A jury finds Big Tobacco partly liable in a suit by a radio host who smoked four packs a day. Jump to full article: St. Petersburg (FL) Times, 2003-04-04 Author: WILLIAM R. LEVESQUE, Times Staff Writer
Intro: John Eastman started smoking when he was 12. It was the 1940s, and smoking was as American as baseball. Cigarette ads dominated the radio, and the boy who wanted a career on the airwaves couldn't miss them.
As an adult, Eastman smoked four packs a day. He failed at every effort to quit.
"I was addicted," said Eastman, 74, a former radio personality once known as Tampa Bay's dean of talk radio. "The cigarette companies were handing me a deadly instrument and they weren't telling me."

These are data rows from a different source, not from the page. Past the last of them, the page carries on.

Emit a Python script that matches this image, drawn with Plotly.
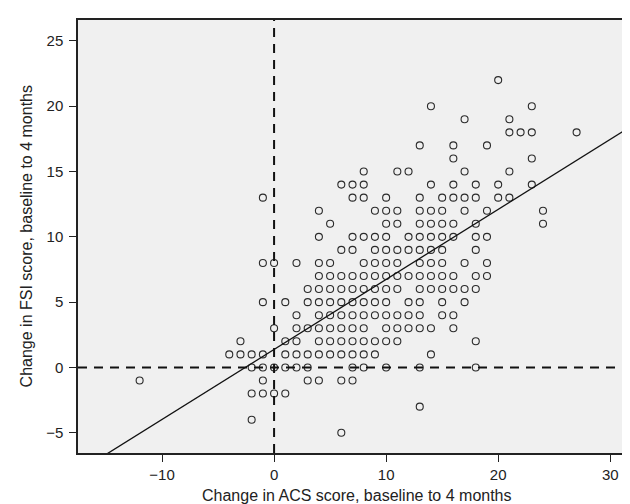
import plotly.graph_objects as go

# FSI change levels (y) and the ACS change values (x) observed at each level
fsi_levels = [22, 20, 19, 18, 17, 16, 15, 14, 13, 12, 11, 10, 9, 8, 7, 6, 5, 4, 3, 2, 1, 0, -1, -2, -3, -4, -5]
acs_at_level = [
    [20],
    [14, 23],
    [17, 21],
    [21, 22, 23, 27],
    [13, 16, 19],
    [16, 23],
    [8, 11, 12, 17, 21],
    [6, 7, 8, 14, 16, 18, 20, 23],
    [-1, 7, 8, 10, 13, 15, 16, 17, 18, 20, 21],
    [4, 9, 10, 11, 13, 14, 15, 17, 19, 24],
    [5, 10, 11, 13, 14, 15, 16, 18, 24],
    [4, 7, 8, 9, 10, 12, 13, 14, 15, 16, 18, 19],
    [6, 7, 9, 10, 11, 12, 13, 14, 15, 18],
    [-1, 0, 2, 4, 5, 8, 9, 10, 11, 13, 14, 15, 17, 19],
    [4, 5, 6, 7, 8, 9, 10, 11, 12, 13, 14, 15, 16, 18, 19],
    [3, 4, 5, 6, 7, 8, 9, 10, 11, 13, 14, 15, 16, 17, 18],
    [-1, 1, 3, 4, 5, 6, 7, 8, 9, 10, 12, 13, 15, 17],
    [2, 4, 5, 6, 7, 8, 9, 10, 11, 12, 13, 15, 16],
    [0, 2, 3, 4, 5, 6, 7, 8, 10, 11, 12, 13, 14, 16],
    [-3, 1, 2, 4, 5, 6, 7, 8, 9, 10, 11, 18],
    [-4, -3, -2, -1, 1, 2, 3, 4, 5, 6, 7, 8, 9, 14],
    [-2, -1, 0, 1, 2, 3, 7, 8, 10, 13, 18],
    [-12, -1, 3, 4, 6, 7],
    [-2, -1, 0, 1],
    [13],
    [-2],
    [6],
]

# fitted regression line
line_intercept = 1.38
line_slope = 0.536

x_range = [-17.5, 32.3]
y_range = [-6.55, 26.6]
x_ticks = [-10, 0, 10, 20, 30]
y_ticks = [-5, 0, 5, 10, 15, 20, 25]

x_title = "Change in ACS score, baseline to 4 months"
y_title = "Change in FSI score, baseline to 4 months"

acs_change = []
fsi_change = []
for lvl, xs in zip(fsi_levels, acs_at_level):
    for xv in xs:
        acs_change.append(xv)
        fsi_change.append(lvl)

font_family = "Liberation Sans, Arial, sans-serif"

fig = go.Figure()

fig.add_trace(go.Scatter(
    x=acs_change, y=fsi_change, mode="markers",
    marker=dict(symbol="circle-open", size=7, color="#2a2a2a", line=dict(width=1.1, color="#2a2a2a")),
    showlegend=False, hoverinfo="x+y",
))

lx = [x_range[0] - 1, x_range[1] + 1]
ly = [line_intercept + line_slope * v for v in lx]
fig.add_trace(go.Scatter(
    x=lx, y=ly, mode="lines", line=dict(color="#111111", width=1.3),
    showlegend=False, hoverinfo="skip",
))

fig.add_shape(type="line", xref="x", yref="y domain", x0=0, x1=0, y0=0, y1=1,
              line=dict(color="#111111", width=2, dash="9px,7px"), layer="above")
fig.add_shape(type="line", xref="x domain", yref="y", x0=0, x1=1, y0=0, y1=0,
              line=dict(color="#111111", width=2, dash="9px,7px"), layer="above")

fig.add_annotation(text=x_title, xref="paper", yref="paper", x=0.5, y=-0.097,
                   xanchor="center", yanchor="middle", showarrow=False,
                   font=dict(size=16, family=font_family, color="#222222"))
fig.add_annotation(text=y_title, xref="paper", yref="paper", x=-0.0916, y=0.5,
                   xanchor="center", yanchor="middle", showarrow=False, textangle=-90,
                   font=dict(size=16, family=font_family, color="#222222"))

fig.update_layout(
    width=630, height=504,
    margin=dict(l=70, r=0, t=12, b=59),
    paper_bgcolor="white",
    plot_bgcolor="#f0f0f0",
    font=dict(family=font_family, size=15, color="#222222"),
    xaxis=dict(
        range=x_range, tickvals=x_ticks, showgrid=False, zeroline=False,
        showline=True, linecolor="#222222", linewidth=1.5, mirror=True,
        ticks="outside", ticklen=7, tickcolor="#222222", tickwidth=1.2,
        tickfont=dict(size=15),
    ),
    yaxis=dict(
        range=y_range, tickvals=y_ticks, showgrid=False, zeroline=False,
        showline=True, linecolor="#222222", linewidth=1.5, mirror=True,
        ticks="outside", ticklen=7, tickcolor="#222222", tickwidth=1.2,
        tickfont=dict(size=15), ticklabelstandoff=3,
    ),
)

fig.write_html("out.html")
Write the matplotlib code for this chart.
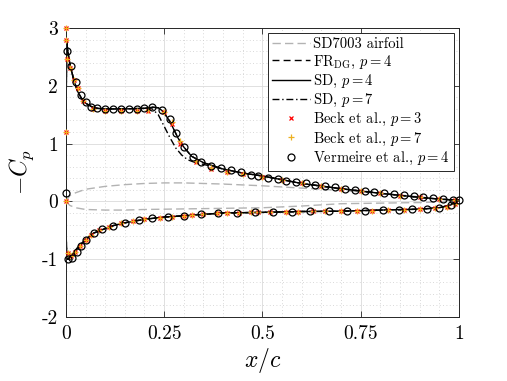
import numpy as np
import matplotlib
matplotlib.use("Agg")
import matplotlib.pyplot as plt
from matplotlib.ticker import MultipleLocator

plt.rcParams['font.family'] = ['cmr10']
plt.rcParams['mathtext.fontset'] = 'cm'
plt.rcParams['axes.unicode_minus'] = False
plt.rcParams['axes.formatter.use_mathtext'] = False

# SD7003 airfoil outline (scaled, as drawn)
foil_x_up = [0, 0.01, 0.025, 0.05, 0.1, 0.15, 0.2, 0.25, 0.3, 0.35, 0.4, 0.5, 0.6, 0.7, 0.8, 0.9, 1.0]
foil_y_up = [0, 0.1, 0.15, 0.21, 0.26, 0.29, 0.31, 0.32, 0.32, 0.31, 0.3, 0.27, 0.23, 0.19, 0.14, 0.08, 0.0]
foil_x_lo = [0, 0.01, 0.025, 0.05, 0.1, 0.15, 0.2, 0.3, 0.4, 0.5, 0.6, 0.7, 0.8, 0.9, 1.0]
foil_y_lo = [0, -0.07, -0.11, -0.14, -0.15, -0.15, -0.14, -0.13, -0.12, -0.11, -0.08, -0.04, -0.03, -0.02, 0]

# SD p=4 (FR_DG p=4 is on top of it)
sd4_x_lo = [1.0, 0.98, 0.95, 0.9, 0.8, 0.7, 0.6, 0.5, 0.4, 0.3, 0.25, 0.2, 0.15, 0.12, 0.1, 0.07,
            0.05, 0.03, 0.02, 0.01, 0.005, 0.002, 0.0005, 0.0]
sd4_cp_lo = [0.02, -0.06, -0.11, -0.135, -0.15, -0.17, -0.175, -0.19, -0.2, -0.25, -0.27, -0.31,
             -0.37, -0.42, -0.47, -0.55, -0.66, -0.8, -0.89, -0.97, -1.0, -0.98, -0.5, 0.0]
sd4_x_up = [0.0, 0.0005, 0.002, 0.005, 0.01, 0.02, 0.03, 0.04, 0.05, 0.065, 0.08, 0.1, 0.15, 0.2,
            0.22, 0.235, 0.245, 0.255, 0.265, 0.275, 0.285, 0.3, 0.32, 0.35, 0.4, 0.45, 0.5, 0.6,
            0.7, 0.8, 0.9, 0.95, 1.0]
sd4_cp_up = [0.0, 1.5, 2.75, 2.6, 2.38, 2.1, 1.9, 1.78, 1.7, 1.64, 1.61, 1.6, 1.6, 1.61,
             1.63, 1.62, 1.57, 1.48, 1.38, 1.24, 1.1, 0.94, 0.78, 0.67, 0.56, 0.49, 0.44, 0.31,
             0.22, 0.14, 0.07, 0.04, 0.02]

# SD p=7: earlier drop after the plateau
sd7_x_up = [0.0, 0.0005, 0.002, 0.005, 0.01, 0.02, 0.03, 0.04, 0.05, 0.065, 0.08, 0.1, 0.15, 0.2,
            0.22, 0.235, 0.25, 0.265, 0.28, 0.295, 0.31, 0.33, 0.35, 0.4, 0.45, 0.5, 0.6,
            0.7, 0.8, 0.9, 0.95, 1.0]
sd7_cp_up = [0.0, 1.5, 2.75, 2.6, 2.38, 2.1, 1.9, 1.78, 1.7, 1.64, 1.61, 1.6, 1.6, 1.61,
             1.6, 1.5, 1.3, 1.1, 0.92, 0.8, 0.72, 0.67, 0.64, 0.56, 0.49, 0.44, 0.31,
             0.22, 0.14, 0.07, 0.04, 0.02]

# Beck et al.
beck_x_up = [0.0, 0.0, 0.0, 0.004, 0.01, 0.02, 0.03, 0.044, 0.07, 0.1, 0.14, 0.18, 0.21, 0.25, 0.27,
             0.29, 0.33, 0.37, 0.41, 0.45, 0.5, 0.55, 0.6, 0.65, 0.7, 0.75, 0.8, 0.85, 0.9, 0.95, 0.99]
beck3_cp_up = [1.2, 3.0, 2.8, 2.47, 2.3, 2.1, 1.96, 1.74, 1.6, 1.56, 1.56, 1.56, 1.57, 1.54, 1.34,
               1.0, 0.68, 0.56, 0.5, 0.47, 0.42, 0.37, 0.31, 0.26, 0.22, 0.18, 0.14, 0.1, 0.07, 0.04, 0.02]
beck7_cp_up = [1.2, 3.0, 2.8, 2.47, 2.3, 2.1, 1.96, 1.74, 1.6, 1.57, 1.57, 1.57, 1.58, 1.55, 1.38,
               1.05, 0.7, 0.57, 0.5, 0.47, 0.42, 0.37, 0.31, 0.26, 0.22, 0.18, 0.14, 0.1, 0.07, 0.04, 0.02]
beck_x_lo = [0.0, 0.005, 0.012, 0.022, 0.035, 0.05, 0.065, 0.085, 0.11, 0.14, 0.17, 0.2, 0.24, 0.27,
             0.3, 0.32, 0.35, 0.385, 0.41, 0.44, 0.47, 0.49, 0.52, 0.56, 0.59, 0.63, 0.66, 0.7,
             0.74, 0.78, 0.82, 0.86, 0.9, 0.94, 0.97, 0.99]
beck_cp_lo = [0.0, -0.9, -0.95, -0.88, -0.78, -0.67, -0.58, -0.5, -0.44, -0.38, -0.34, -0.31, -0.28, -0.27,
              -0.25, -0.24, -0.22, -0.2, -0.2, -0.2, -0.19, -0.19, -0.18, -0.18, -0.18, -0.17, -0.17, -0.17,
              -0.16, -0.16, -0.15, -0.15, -0.14, -0.12, -0.09, -0.04]

# Vermeire et al.
verm_x_up = [0.0, 0.002, 0.012, 0.025, 0.038, 0.05, 0.065, 0.08, 0.1, 0.12, 0.14, 0.16, 0.18, 0.2,
             0.22, 0.245, 0.265, 0.28, 0.3, 0.323, 0.345, 0.37, 0.395, 0.42, 0.445, 0.47, 0.49,
             0.515, 0.54, 0.56, 0.585, 0.61, 0.635, 0.66, 0.685, 0.71, 0.735, 0.76, 0.785, 0.81,
             0.835, 0.86, 0.885, 0.91, 0.935, 0.96, 0.985, 1.0]
verm_cp_up = [0.15, 2.6, 2.35, 2.07, 1.84, 1.72, 1.64, 1.61, 1.6, 1.6, 1.6, 1.6, 1.6, 1.61,
              1.63, 1.58, 1.42, 1.18, 0.94, 0.77, 0.68, 0.62, 0.58, 0.54, 0.5, 0.46, 0.44,
              0.41, 0.38, 0.36, 0.33, 0.31, 0.29, 0.27, 0.25, 0.22, 0.2, 0.18, 0.16, 0.14,
              0.12, 0.11, 0.09, 0.07, 0.06, 0.04, 0.03, 0.02]
verm_x_lo = [0.005, 0.015, 0.027, 0.038, 0.05, 0.072, 0.093, 0.12, 0.15, 0.185, 0.22, 0.26, 0.3,
             0.345, 0.387, 0.435, 0.48, 0.527, 0.575, 0.62, 0.67, 0.715, 0.76, 0.806, 0.847,
             0.88, 0.92, 0.95, 0.98]
verm_cp_lo = [-1.0, -0.98, -0.87, -0.77, -0.67, -0.55, -0.48, -0.42, -0.37, -0.32, -0.29, -0.27, -0.25,
              -0.22, -0.2, -0.2, -0.19, -0.18, -0.18, -0.17, -0.17, -0.17, -0.16, -0.15, -0.15,
              -0.14, -0.13, -0.11, -0.06]

fig = plt.figure(figsize=(5.07, 3.81), dpi=100)
ax = fig.add_axes([0.130, 0.168, 0.775, 0.7585])

# airfoil
ax.plot(foil_x_up, foil_y_up, color=(0.7, 0.7, 0.7), lw=1.0, dashes=(6, 3), label='SD7003 airfoil')
ax.plot(foil_x_lo, foil_y_lo, color=(0.7, 0.7, 0.7), lw=1.0, dashes=(6, 3))

# closed loops: lower surface TE->LE then upper surface LE->TE
fr_x = sd4_x_lo + sd4_x_up
fr_cp = sd4_cp_lo + sd4_cp_up
sd7_x = sd4_x_lo + sd7_x_up
sd7_cp = sd4_cp_lo + sd7_cp_up
ax.plot(fr_x, fr_cp, color='k', lw=1.0, dashes=(5, 3), label=r'FR$_{\rm DG}$, $p=4$')
ax.plot(fr_x, fr_cp, color='k', lw=1.0, ls='-', label=r'SD, $p=4$')
ax.plot(sd7_x, sd7_cp, color='k', lw=1.0, dashes=(5, 2, 1, 2), label=r'SD, $p=7$')

ax.plot(beck_x_up + beck_x_lo, beck3_cp_up + beck_cp_lo, ls='none', marker='x', ms=3.5,
        mew=0.9, color=(1, 0, 0), label=r'Beck et al., $p=3$', clip_on=False, zorder=4)
ax.plot(beck_x_up + beck_x_lo, beck7_cp_up + beck_cp_lo, ls='none', marker='+', ms=5,
        mew=0.9, color=(0.93, 0.69, 0.13), label=r'Beck et al., $p=7$', clip_on=False, zorder=4)
ax.plot(verm_x_up + verm_x_lo, verm_cp_up + verm_cp_lo, ls='none', marker='o', ms=5,
        mew=0.9, mfc='none', mec='k', label=r'Vermeire et al., $p=4$', clip_on=False, zorder=5)

ax.set_xlim(0, 1)
ax.set_ylim(-2, 3)
ax.set_xticks([0, 0.25, 0.5, 0.75, 1])
ax.set_xticklabels(['0', '0.25', '0.5', '0.75', '1'])
ax.set_yticks([-2, -1, 0, 1, 2, 3])
ax.set_yticklabels(['-2', '-1', '0', '1', '2', '3'])
ax.xaxis.set_minor_locator(MultipleLocator(0.05))
ax.yaxis.set_minor_locator(MultipleLocator(0.2))
ax.grid(True, which='major', color=(0.86, 0.86, 0.86), lw=0.6)
ax.grid(True, which='minor', color=(0.8, 0.8, 0.8), lw=0.6, ls=(0, (1, 3)))
ax.set_axisbelow(True)
ax.tick_params(which='major', direction='in', length=4, width=0.6, top=True, right=True,
               labelsize=14, color=(0.15, 0.15, 0.15), pad=6)
ax.tick_params(which='minor', length=0, top=True, right=True)
for s in ax.spines.values():
    s.set_color((0.15, 0.15, 0.15))
    s.set_linewidth(0.7)

ax.set_xlabel(r'$x/c$', fontsize=17, labelpad=2)
ax.set_ylabel(r'$-C_p$', fontsize=17, labelpad=4)

leg = ax.legend(loc='upper right', bbox_to_anchor=(0.987, 0.982), borderaxespad=0, fontsize=10.5,
                handlelength=2.6, handletextpad=0.15, labelspacing=0.15, borderpad=0.3,
                fancybox=False, framealpha=1, edgecolor=(0.15, 0.15, 0.15))
leg.get_frame().set_linewidth(0.7)

fig.savefig('out.png', dpi=100)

On Thursday, a Pinellas County jury agreed. After a four-week trial and two days of deliberations, the jurors handed Eastman $3.26-million in damages for the cigarettes he says caused his emphysema and an aortic aneurysm.
The verdict against Philip Morris USA and the Brown & Williamson Tobacco Corp., which made the cigarettes Eastman smoked until he quit in 1995, is the largest-ever tobacco award in the Tampa Bay area.
"I'm very grateful for the jury's decision," Eastman said afterward, sitting in an electric scooter that carries him and his oxygen around. "If there's anything just in society, I'll live to see them pay."
Both companies say they plan to appeal the verdict.